Although there is research that suggests the US success linked with shale gas is not achievable by many other countries such as the UK, there are none the less numerous projects underway internationally. Interestingly, many of these projects have faced the same criticisms as their US counter parts, and equally of concern is the affect on property prices.

 

The shale boom is something that the UK in particular is keen to benefit from, and hopes to alleviate potential future problems with energy supply by doing so. Although still in early stages of the process, there are concerns that property prices will be affected, and many UK realtors are keeping a close eye on developments. There are concerns that along with other factors that can limit or damage prices, especially in older buildings, there could be serious negative impacts on countryside properties.

 

Asbestos for example, is often a major concern in older properties, and in communities where a mineral boom takes place, there could not only be additional loss of value, but additional costs for companies looking to renovate or improve affected older buildings to accommodate the influx of workers.
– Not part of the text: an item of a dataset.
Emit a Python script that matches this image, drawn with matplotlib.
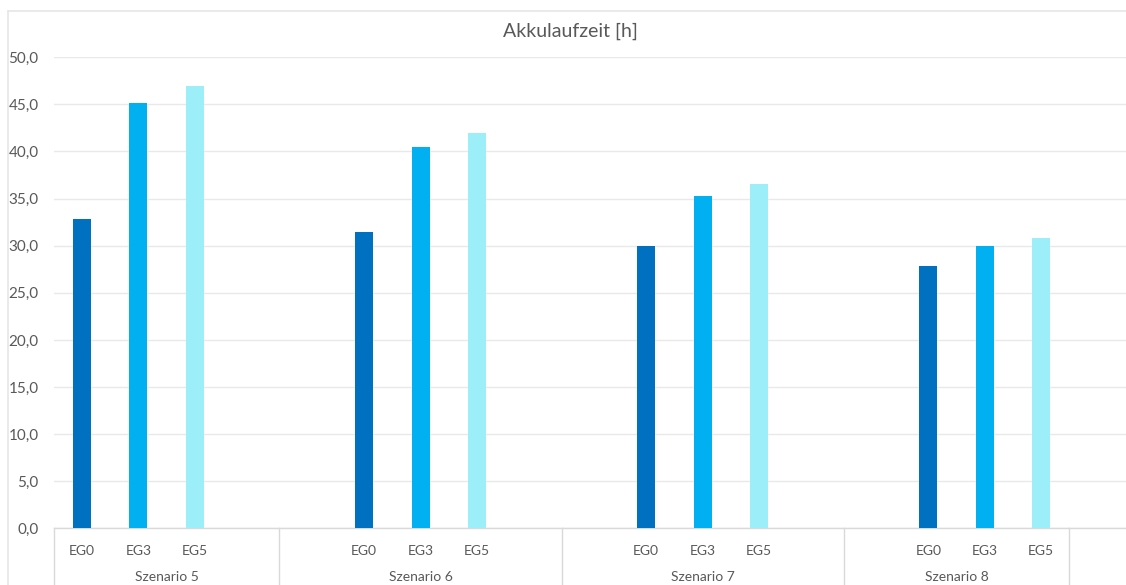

Despite government guidelines that promise to take into account some of the concerns, the general attitude towards fracking is still a mixed one at best.

 

One thing is clear however - fracking and shale gas are without doubt an essential part of America’s energy future, and while there are certainly great benefits that can be enjoyed by affected communities, there are also some valid concerns that need to be taken into account. Property prices are certainly affected, and this is often effected by the type of water supply received.

 

An expensive solution to lowering property values could be to ensure all properties receive piped water, but this could prove expensive to drilling companies if they are asked to foot the bill, and for anyone else. Ultimately, the perception of fracking could also have a negative, but not fully justified impact. In the end, all eyes will be on the US property market, especially countries who are already performing exploratory drilling, to see how far these effects go.